───── SUPPLIED INFORMATION

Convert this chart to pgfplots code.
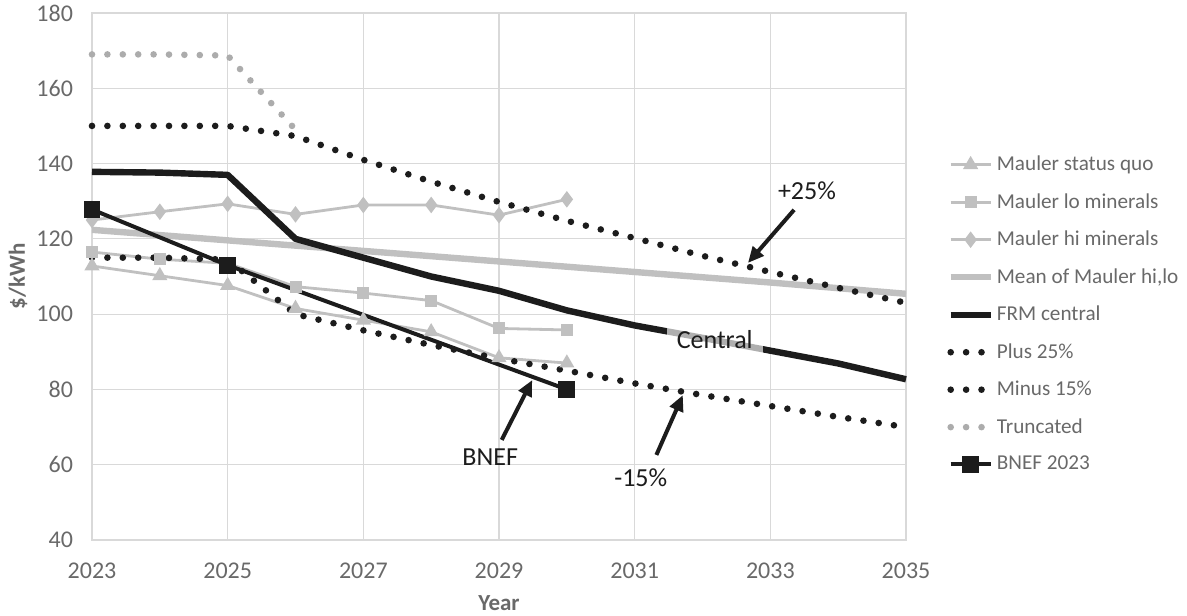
\documentclass[border=0pt]{standalone}
\usepackage{fontspec}
\setmainfont{Carlito}
\usepackage{pgfplots}
\pgfplotsset{compat=1.18}
\usetikzlibrary{arrows.meta}

\definecolor{ticktxt}{RGB}{105,105,105}
\definecolor{lgray}{RGB}{192,192,192}
\definecolor{dgray}{RGB}{172,172,172}
\definecolor{gridc}{RGB}{217,217,217}
\definecolor{ink}{RGB}{28,28,28}

\begin{document}
\begin{tikzpicture}[
  dots/.style={line width=3.3pt, line cap=round, dash pattern=on 0pt off 7.7pt},
  note/.style={font=\fontsize{13}{15}\selectfont, text=ink},
  callout/.style={draw=ink, line width=2pt, -{Triangle[length=8pt,width=7pt]}}
]
\path[use as bounding box] (-46pt,-37.5pt) rectangle (547.5pt,270pt);
\begin{axis}[
    at={(0,0)}, anchor=south west,
    scale only axis,
    width=407pt, height=263.5pt,
    xmin=2023, xmax=2035, ymin=40, ymax=180,
    xtick={2023,2025,...,2035},
    ytick={40,60,...,180},
    grid=major,
    grid style={draw=gridc, line width=0.6pt},
    axis line style={draw=gridc, line width=0.8pt},
    major tick length=0pt,
    clip=false,
    /pgf/number format/assume math mode=true,
    /pgf/number format/1000 sep={},
    ticklabel style={font=\fontsize{12}{14}\selectfont, text=ticktxt},
    xticklabel style={yshift=-8pt},
    yticklabel style={xshift=-6pt},
    xlabel={Year},
    xlabel style={font=\bfseries\fontsize{11.5}{13}\selectfont, text=ticktxt,
                  at={(axis description cs:0.5,0)}, anchor=center, yshift=-31.5pt},
    ylabel={\$/kWh},
    ylabel style={font=\bfseries\fontsize{11.5}{13}\selectfont, text=ticktxt,
                  at={(axis description cs:-0.091,0.5)}, anchor=center},
    legend image code/.code={\draw[mark repeat=2,mark phase=2,#1]
        plot coordinates {(0cm,0cm) (0.35cm,0cm) (0.7cm,0cm)};},
    legend cell align=left,
    legend style={at={(rel axis cs:1.043,0.745)}, anchor=north west,
                  draw=none, fill=none, row sep=5.9pt,
                  font=\fontsize{10.6}{12}\selectfont, text=ticktxt,
                  nodes={inner xsep=1.5pt},
                  /tikz/every even column/.append style={column sep=1pt}},
]
% Mauler status quo
\addplot[lgray, line width=1.4pt, mark=triangle*, mark size=3pt,
         mark options={fill=lgray, draw=lgray}] coordinates {
  (2023,112.8) (2024,110.2) (2025,107.6) (2026,101.5) (2027,98.4) (2028,95.3) (2029,88.4) (2030,87)
};
\addlegendentry{Mauler status quo}
% Mauler lo minerals
\addplot[lgray, line width=1.4pt, mark=square*, mark size=2.3pt,
         mark options={fill=lgray, draw=lgray}] coordinates {
  (2023,116.5) (2024,114.6) (2025,113.5) (2026,107.3) (2027,105.6) (2028,103.6) (2029,96.2) (2030,95.8)
};
\addlegendentry{Mauler lo minerals}
% Mauler hi minerals
\addplot[lgray, line width=1.4pt, mark=diamond*, mark size=3pt,
         mark options={fill=lgray, draw=lgray}] coordinates {
  (2023,125) (2024,127.2) (2025,129.3) (2026,126.5) (2027,129) (2028,129) (2029,126.3) (2030,130.5)
};
\addlegendentry{Mauler hi minerals}
% Mean of Mauler hi,lo
\addplot[lgray, line width=3.2pt, no marks] coordinates {
  (2023,122.4) (2024,121) (2025,119.6) (2026,118.2) (2027,116.8) (2028,115.4) (2029,114.0)
  (2030,112.6) (2031,111.2) (2032,109.8) (2033,108.4) (2034,106.9) (2035,105.4)
};
\addlegendentry{Mean of Mauler hi,lo}
% FRM central
\addplot[ink, line width=3.2pt, no marks, line join=round] coordinates {
  (2023,137.8) (2024,137.6) (2025,137) (2026,120) (2027,115) (2028,110) (2029,106.2)
  (2030,101) (2031,97) (2032,93.7) (2033,90.3) (2034,86.9) (2035,82.7)
};
\addlegendentry{FRM central}
% Plus 25%
\addplot[ink, dots, no marks] coordinates {
  (2023,150) (2024,150) (2025,150) (2026,147.3) (2027,141) (2028,135.2) (2029,129.8)
  (2030,124.8) (2031,120.2) (2032,115.5) (2033,111.2) (2034,107) (2035,103)
};
\addlegendentry{Plus 25\%}
% Minus 15%
\addplot[ink, dots, no marks] coordinates {
  (2023,115) (2024,115) (2025,114.5) (2026,100) (2027,95.7) (2028,91.8) (2029,88.2)
  (2030,85) (2031,81.6) (2032,78.5) (2033,75.6) (2034,72.7) (2035,70)
};
\addlegendentry{Minus 15\%}
% Truncated
\addplot[dgray, dots, no marks] coordinates {
  (2023,169) (2024,169) (2025,168.7) (2026,149)
};
\addlegendentry{Truncated}
% BNEF 2023
\addplot[ink, line width=2pt, mark=square*, mark size=3.2pt,
         mark options={fill=ink, draw=ink}] coordinates {
  (2023,127.8) (2025,113) (2030,80)
};
\addlegendentry{BNEF 2023}

% annotations
\node[note] at (axis cs:2033.54,132.7) {+25\%};
\draw[callout] (axis cs:2033.35,127.7) -- (axis cs:2032.67,113.6);
\node[note, fill=white, fill opacity=0.65, text opacity=1, inner xsep=5pt, inner ysep=3pt]
  at (axis cs:2032.18,93.2) {Central};
\node[note] at (axis cs:2031.09,56.5) {-15\%};
\draw[callout] (axis cs:2031.32,62.6) -- (axis cs:2031.71,78.5);
\node[note] at (axis cs:2028.87,61.9) {BNEF};
\draw[callout] (axis cs:2029.04,66.6) -- (axis cs:2029.49,82.5);
\end{axis}
\end{tikzpicture}
\end{document}
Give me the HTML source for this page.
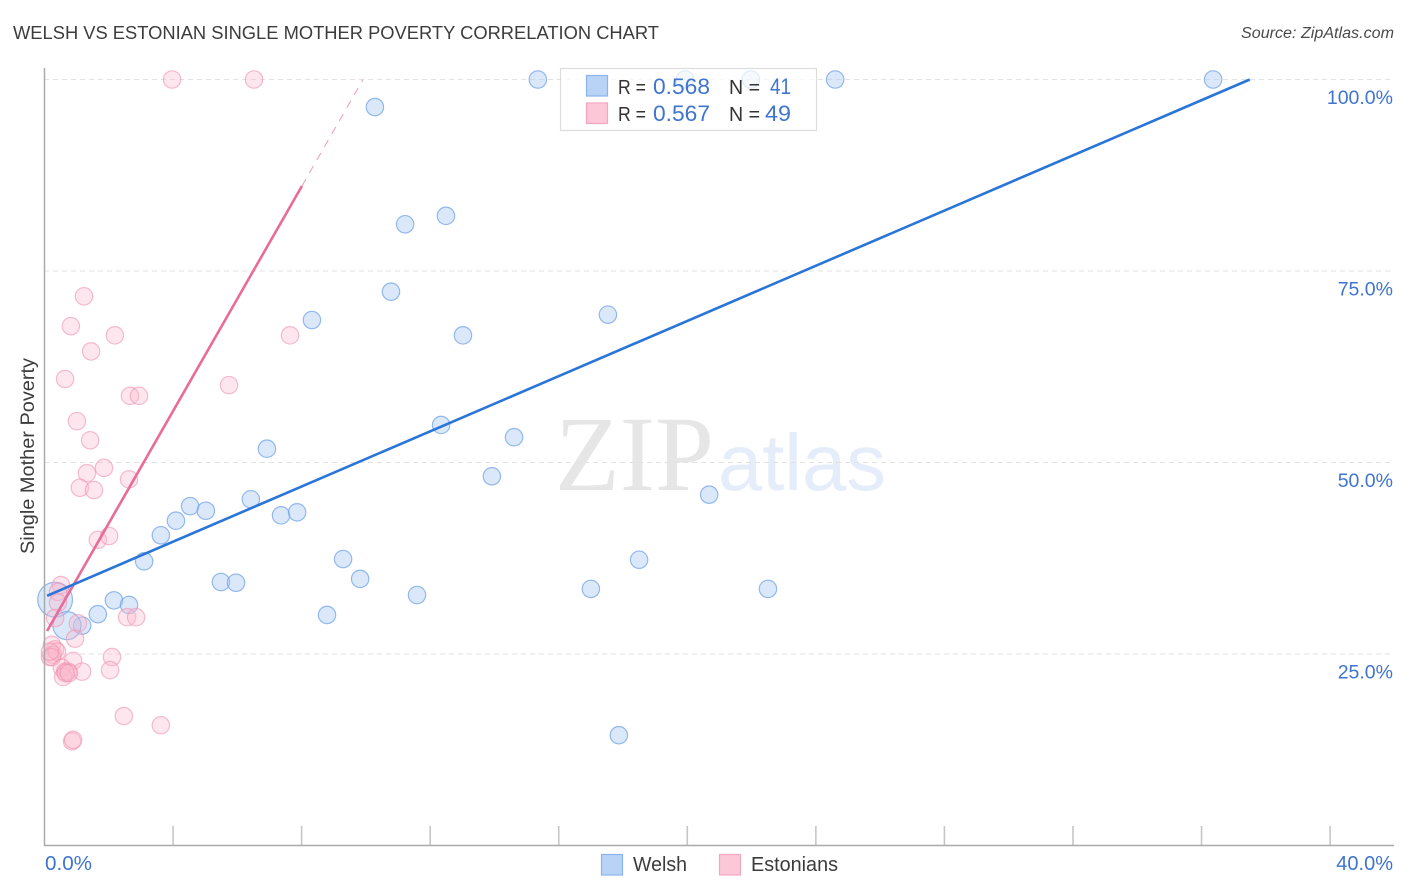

──────────

▸ **THE REQUEST**: Leave out the pictures and transcribe everything else exactly.

▸ **SOLUTION FOR THIS TASK**:
Convert this chart to pgfplots code.
\documentclass[border=0pt]{standalone}
\usepackage{fontspec}
\setmainfont{Carlito}
\usepackage{pgfplots}
\pgfplotsset{compat=1.18}
\usetikzlibrary{arrows.meta}

\definecolor{ticktxt}{RGB}{105,105,105}
\definecolor{lgray}{RGB}{192,192,192}
\definecolor{dgray}{RGB}{172,172,172}
\definecolor{gridc}{RGB}{217,217,217}
\definecolor{ink}{RGB}{28,28,28}

\begin{document}
\begin{tikzpicture}[
  dots/.style={line width=3.3pt, line cap=round, dash pattern=on 0pt off 7.7pt},
  note/.style={font=\fontsize{13}{15}\selectfont, text=ink},
  callout/.style={draw=ink, line width=2pt, -{Triangle[length=8pt,width=7pt]}}
]
\path[use as bounding box] (-46pt,-37.5pt) rectangle (547.5pt,270pt);
\begin{axis}[
    at={(0,0)}, anchor=south west,
    scale only axis,
    width=407pt, height=263.5pt,
    xmin=2023, xmax=2035, ymin=40, ymax=180,
    xtick={2023,2025,...,2035},
    ytick={40,60,...,180},
    grid=major,
    grid style={draw=gridc, line width=0.6pt},
    axis line style={draw=gridc, line width=0.8pt},
    major tick length=0pt,
    clip=false,
    /pgf/number format/assume math mode=true,
    /pgf/number format/1000 sep={},
    ticklabel style={font=\fontsize{12}{14}\selectfont, text=ticktxt},
    xticklabel style={yshift=-8pt},
    yticklabel style={xshift=-6pt},
    xlabel={Year},
    xlabel style={font=\bfseries\fontsize{11.5}{13}\selectfont, text=ticktxt,
                  at={(axis description cs:0.5,0)}, anchor=center, yshift=-31.5pt},
    ylabel={\$/kWh},
    ylabel style={font=\bfseries\fontsize{11.5}{13}\selectfont, text=ticktxt,
                  at={(axis description cs:-0.091,0.5)}, anchor=center},
    legend image code/.code={\draw[mark repeat=2,mark phase=2,#1]
        plot coordinates {(0cm,0cm) (0.35cm,0cm) (0.7cm,0cm)};},
    legend cell align=left,
    legend style={at={(rel axis cs:1.043,0.745)}, anchor=north west,
                  draw=none, fill=none, row sep=5.9pt,
                  font=\fontsize{10.6}{12}\selectfont, text=ticktxt,
                  nodes={inner xsep=1.5pt},
                  /tikz/every even column/.append style={column sep=1pt}},
]
% Mauler status quo
\addplot[lgray, line width=1.4pt, mark=triangle*, mark size=3pt,
         mark options={fill=lgray, draw=lgray}] coordinates {
  (2023,112.8) (2024,110.2) (2025,107.6) (2026,101.5) (2027,98.4) (2028,95.3) (2029,88.4) (2030,87)
};
\addlegendentry{Mauler status quo}
% Mauler lo minerals
\addplot[lgray, line width=1.4pt, mark=square*, mark size=2.3pt,
         mark options={fill=lgray, draw=lgray}] coordinates {
  (2023,116.5) (2024,114.6) (2025,113.5) (2026,107.3) (2027,105.6) (2028,103.6) (2029,96.2) (2030,95.8)
};
\addlegendentry{Mauler lo minerals}
% Mauler hi minerals
\addplot[lgray, line width=1.4pt, mark=diamond*, mark size=3pt,
         mark options={fill=lgray, draw=lgray}] coordinates {
  (2023,125) (2024,127.2) (2025,129.3) (2026,126.5) (2027,129) (2028,129) (2029,126.3) (2030,130.5)
};
\addlegendentry{Mauler hi minerals}
% Mean of Mauler hi,lo
\addplot[lgray, line width=3.2pt, no marks] coordinates {
  (2023,122.4) (2024,121) (2025,119.6) (2026,118.2) (2027,116.8) (2028,115.4) (2029,114.0)
  (2030,112.6) (2031,111.2) (2032,109.8) (2033,108.4) (2034,106.9) (2035,105.4)
};
\addlegendentry{Mean of Mauler hi,lo}
% FRM central
\addplot[ink, line width=3.2pt, no marks, line join=round] coordinates {
  (2023,137.8) (2024,137.6) (2025,137) (2026,120) (2027,115) (2028,110) (2029,106.2)
  (2030,101) (2031,97) (2032,93.7) (2033,90.3) (2034,86.9) (2035,82.7)
};
\addlegendentry{FRM central}
% Plus 25%
\addplot[ink, dots, no marks] coordinates {
  (2023,150) (2024,150) (2025,150) (2026,147.3) (2027,141) (2028,135.2) (2029,129.8)
  (2030,124.8) (2031,120.2) (2032,115.5) (2033,111.2) (2034,107) (2035,103)
};
\addlegendentry{Plus 25\%}
% Minus 15%
\addplot[ink, dots, no marks] coordinates {
  (2023,115) (2024,115) (2025,114.5) (2026,100) (2027,95.7) (2028,91.8) (2029,88.2)
  (2030,85) (2031,81.6) (2032,78.5) (2033,75.6) (2034,72.7) (2035,70)
};
\addlegendentry{Minus 15\%}
% Truncated
\addplot[dgray, dots, no marks] coordinates {
  (2023,169) (2024,169) (2025,168.7) (2026,149)
};
\addlegendentry{Truncated}
% BNEF 2023
\addplot[ink, line width=2pt, mark=square*, mark size=3.2pt,
         mark options={fill=ink, draw=ink}] coordinates {
  (2023,127.8) (2025,113) (2030,80)
};
\addlegendentry{BNEF 2023}

% annotations
\node[note] at (axis cs:2033.54,132.7) {+25\%};
\draw[callout] (axis cs:2033.35,127.7) -- (axis cs:2032.67,113.6);
\node[note, fill=white, fill opacity=0.65, text opacity=1, inner xsep=5pt, inner ysep=3pt]
  at (axis cs:2032.18,93.2) {Central};
\node[note] at (axis cs:2031.09,56.5) {-15\%};
\draw[callout] (axis cs:2031.32,62.6) -- (axis cs:2031.71,78.5);
\node[note] at (axis cs:2028.87,61.9) {BNEF};
\draw[callout] (axis cs:2029.04,66.6) -- (axis cs:2029.49,82.5);
\end{axis}
\end{tikzpicture}
\end{document}
Give me the HTML source for this page.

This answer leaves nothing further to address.